Further support is found by examining the last paragraph of SDCL 26-11-4. Because the rules of evidence are not applicable in a transfer hearing, and therefore statutes such as the business records exception of SDCL 19-16-10 do not apply, the transfer statute requires that, before reports and other materials are considered by the court, the person *322who prepared the material must be available for questioning and cross-examination. If the rules of evidence were applicable, there would be no need to provide another standard for admissibility of written materials in transfer hearings.
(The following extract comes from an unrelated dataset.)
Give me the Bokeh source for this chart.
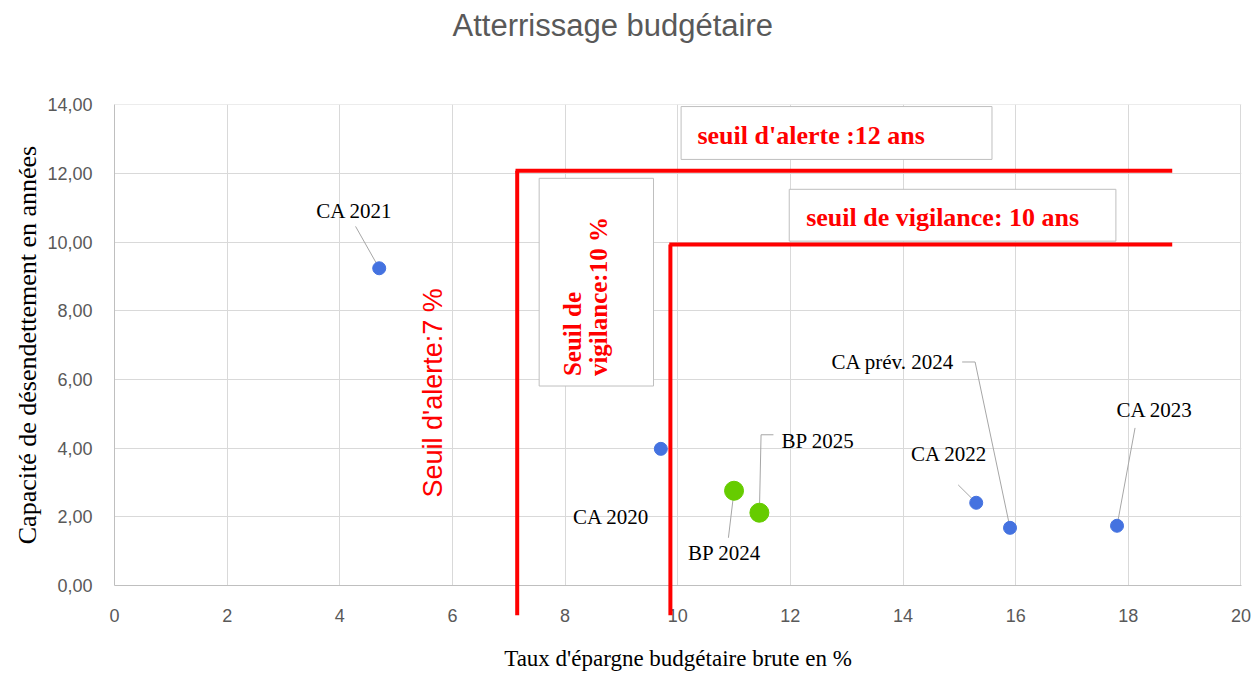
import math
from bokeh.plotting import figure
from bokeh.models import (ColumnDataSource, Label, BoxAnnotation, FixedTicker,
                          CustomJSTickFormatter, Range1d, Title)
from bokeh.core.properties import value
from bokeh.embed import file_html
from bokeh.resources import INLINE

# ---------------- data ----------------
labels = ["CA 2020", "CA 2021", "CA 2022", "CA 2023", "CA prév. 2024", "BP 2024", "BP 2025"]
epargne = [9.7, 4.7, 15.3, 17.8, 15.9, 11.0, 11.45]          # Taux d'épargne brute (%)
capacite = [3.98, 9.24, 2.41, 1.74, 1.68, 2.76, 2.12]        # Capacité de désendettement (années)
kind = ["CA", "CA", "CA", "CA", "CA", "BP", "BP"]

x_ticks = [0, 2, 4, 6, 8, 10, 12, 14, 16, 18, 20]
y_ticks = [0, 2, 4, 6, 8, 10, 12, 14]

# threshold lines as drawn on the picture
alerte_taux = 7.15
vigilance_taux = 9.87
alerte_annees = 12.08
vigilance_annees = 9.93
seuil_x_end = 18.78
seuil_y_bottom = -0.87

# ---------------- label positions (data coords) ----------------
label_pos = {
    "CA 2020": (8.82, 2.00),
    "CA 2021": (4.26, 10.92),
    "CA 2022": (14.82, 3.83),
    "CA 2023": (18.47, 5.11),
    "CA prév. 2024": (13.82, 6.51),
    "BP 2024": (10.83, 0.96),
    "BP 2025": (12.49, 4.21),
}
leader_anchor = {
    "CA 2021": [(4.28, 10.46)],
    "CA 2022": [(14.98, 2.93)],
    "CA 2023": [(18.12, 4.59)],
    "CA prév. 2024": [(15.05, 6.51), (15.28, 6.51)],
    "BP 2024": [(10.90, 1.39)],
    "BP 2025": [(11.70, 4.39), (11.48, 4.39)],
}

p = figure(width=1258, height=673, x_range=Range1d(0, 20.01), y_range=Range1d(0, 14.01),
           output_backend="svg", toolbar_location=None,
           min_border_left=114, min_border_right=17, min_border_top=103, min_border_bottom=88)
p.outline_line_color = None
p.background_fill_color = "white"
p.border_fill_color = "white"
p.title.text = ""

# spacer (nearest to the frame) then the real title above it
p.add_layout(Title(text=" ", text_font_size="30px", standoff=22), "above")
p.add_layout(Title(text="Atterrissage budgétaire", align="left", offset=338,
                   text_font="Liberation Sans", text_font_size="31px",
                   text_font_style="normal", text_color="#595959",
                   vertical_align="bottom"), "above")

p.xaxis.ticker = FixedTicker(ticks=x_ticks)
p.yaxis.ticker = FixedTicker(ticks=y_ticks)
p.yaxis.formatter = CustomJSTickFormatter(code="return tick.toFixed(2).replace('.', ',');")
p.xgrid.ticker = FixedTicker(ticks=x_ticks)
p.ygrid.ticker = FixedTicker(ticks=y_ticks)
p.grid.grid_line_color = "#d9d9d9"
p.grid.grid_line_width = 1

for ax in (p.xaxis, p.yaxis):
    ax.axis_line_color = "#bfbfbf"
    ax.major_tick_line_color = None
    ax.minor_tick_line_color = None
    ax.major_label_text_color = "#595959"
    ax.major_label_text_font = "Liberation Sans"
    ax.major_label_text_font_size = "18px"
    ax.axis_label_text_font = "Liberation Serif"
    ax.axis_label_text_font_style = "normal"
    ax.axis_label_text_color = "black"

p.xaxis.major_label_standoff = 17
p.xaxis.axis_label = "Taux d'épargne budgétaire brute en %"
p.xaxis.axis_label_text_font_size = "23px"
p.xaxis.axis_label_standoff = 21
p.yaxis.major_label_standoff = 16
p.yaxis.axis_label = "Capacité de désendettement en années"
p.yaxis.axis_label_text_font_size = "26px"
p.yaxis.axis_label_standoff = 2

# leader lines
xs, ys = [], []
for lab, ex, ey in zip(labels, epargne, capacite):
    if lab in leader_anchor:
        pts = leader_anchor[lab] + [(ex, ey)]
        xs.append([q[0] for q in pts])
        ys.append([q[1] for q in pts])
p.multi_line(xs, ys, line_color="#a6a6a6", line_width=1)

# points
ca = [i for i, k in enumerate(kind) if k == "CA"]
bp = [i for i, k in enumerate(kind) if k == "BP"]
p.scatter([epargne[i] for i in ca], [capacite[i] for i in ca], size=13,
          fill_color="#4472E0", line_color="#4472E0")
p.scatter([epargne[i] for i in bp], [capacite[i] for i in bp], size=19,
          fill_color="#66CC00", line_color="#66CC00")

# data labels
lsrc = ColumnDataSource(dict(x=[label_pos[l][0] for l in labels],
                             y=[label_pos[l][1] for l in labels], t=labels))
p.text(x="x", y="y", text="t", source=lsrc, text_align="center", text_baseline="middle",
       text_font=value("Liberation Serif"), text_font_size="21px", text_color="black")

# threshold lines
red = "#FF0000"
p.segment(x0=[alerte_taux, alerte_taux - 0.03, vigilance_taux, vigilance_taux - 0.02],
          y0=[seuil_y_bottom, alerte_annees, seuil_y_bottom, vigilance_annees],
          x1=[alerte_taux, seuil_x_end, vigilance_taux, seuil_x_end],
          y1=[alerte_annees, alerte_annees, vigilance_annees, vigilance_annees],
          line_color=red, line_width=4, level="overlay")

# text boxes
box_style = dict(fill_color="white", fill_alpha=1, line_color="#bfbfbf", line_width=1, line_alpha=1)
p.add_layout(BoxAnnotation(left=10.06, right=15.58, bottom=12.41, top=13.95, **box_style))
p.add_layout(BoxAnnotation(left=11.98, right=17.78, bottom=10.03, top=11.54, **box_style))
p.add_layout(BoxAnnotation(left=7.54, right=9.57, bottom=5.81, top=11.86, **box_style))

serif_bold = dict(text_font="Liberation Serif", text_font_style="bold", text_color=red,
                  text_baseline="middle", text_align="left")
p.add_layout(Label(x=10.35, y=13.10, text="seuil d'alerte :12 ans",
                   text_font_size="26px", **serif_bold))
p.add_layout(Label(x=12.28, y=10.72, text="seuil de vigilance: 10 ans",
                   text_font_size="26px", **serif_bold))
p.add_layout(Label(x=8.13, y=6.10, text="Seuil de", angle=math.pi / 2,
                   text_font_size="25px", **serif_bold))
p.add_layout(Label(x=8.59, y=6.10, text="vigilance:10 %", angle=math.pi / 2,
                   text_font_size="25px", **serif_bold))
p.add_layout(Label(x=5.66, y=5.61, text="Seuil d'alerte:7 %", angle=math.pi / 2,
                   text_align="center", text_baseline="middle",
                   text_font="Liberation Sans", text_font_size="27px", text_color=red))

open("out.html", "w").write(file_html(p, INLINE))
When viewed in harmony, the above statutes show a clear intent to apply different procedural rules in adjudicatory hearings as opposed to all other hearings conducted in juvenile court. In an adjudicatory hearing, the safeguards of the rules of evidence are necessary because a child may be determined delinquent, found guilty and deprived of his or her liberty. This differs considerably from a transfer hearing where the court is charged with making a decision in the child’s and the public’s best interest. Harris, 494 N.W.2d at 624; Flying Horse, 455 N.W.2d at 608.
I agree the circuit court did not abuse its discretion in deciding to transfer Milk to adult court, but dissent as to the majority’s conclusion that the rules of evidence are applicable in a juvenile transfer hearing.
I am authorized to state that Justice HENDERSON joins in this concurrence in part and dissent in part.